Justice, Nevada-Style

In the fair and just hamlet of Incline Village, where the pine trees whisper secrets and good folks sip their morning coffee in peace, the long arm of the law has seen fit to scoop up two wayward fellows who forgot that their past misdeeds did not come with an expiration date.
The Washoe County Sheriff’s Office teamed up with a whole alphabet soup of agencies—the U.S. Marshal Service Nevada Violent Offender Fugitive Task Force and Nevada Parole and Probation—to nab two registered sex offenders who had grown a little too comfortable skirting the rules.
First up, we have one Gurvinder Dosanjh, a man who, despite his troubles in Churchill County last August, figured he could take up honest work slinging hash in an Incline Village eatery without so much as a by-your-leave to the Sheriff’s Office. Detectives, being of a skeptical nature, observed him toiling away at the establishment until the fateful day of February 26, when he was lured into custody through that age-old Nevada pastime—getting pulled over for speeding. One might think that a man with the law breathing down his neck would tread a little lighter on the accelerator, but foresight is not every man’s gift.
Dosanjh, whose fondness for open and gross lewdness earned him a Tier 1 designation among the state’s least upstanding citizens, now finds himself in the Washoe County Detention Facility, facing charges for failing to follow sex offender registration laws, driving with an overzealous foot, and the ever-popular probation violation. His fate remains in the hands of those who take a keen interest in justice—or, at the very least, an appearance of it.

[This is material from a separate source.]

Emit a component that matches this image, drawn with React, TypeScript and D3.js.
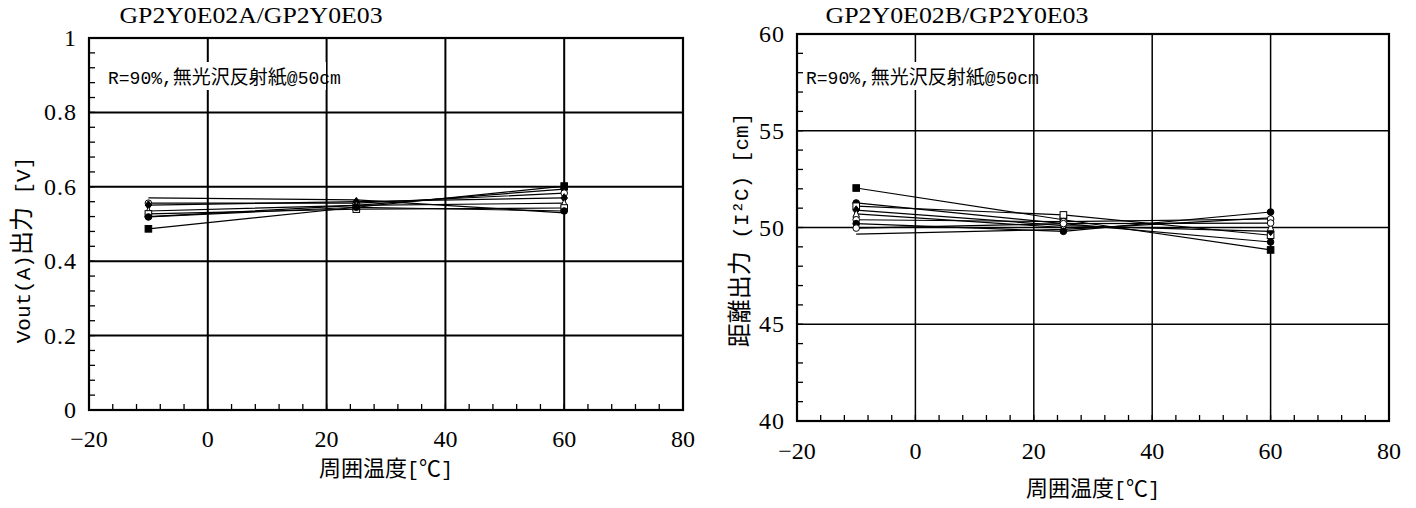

Not to be outdone, one Reginald Burns, a Tier 2 offender with a more expansive résumé of misdeeds, was found working at a local gas station the next day. Authorities claim he neglected to inform them of his gainful employment within the requisite 48 hours, a small but significant oversight for a man with a history of statutory sexual seduction and lewdness in the presence of a child. He, too, was rounded up and deposited into the Washoe County Detention Facility, where he and Dosanjh will await the dispensation of whatever justice Washoe County has on hand this season.
The keen observer may note that justice in these parts often carries a particular aroma that suggests it is not as blind as it is selectively nearsighted. The betting folk among us might be watching closely to see which of these two unfortunate souls will be the first to walk free, and if history is any guide, the smart money is on Dosanjh.
After all, nothing quite says “social justice” like letting the foreign-sounding fellow go first. Just ask Nevada’s ever-enlightened Attorney General, Aaron Ford, whose moral compass appears to spin in whatever direction the political winds blow.
And so, dear reader, we wait, watching the grand Nevada justice machine rumble forward, grinding some into dust while letting others slip conveniently through the cracks.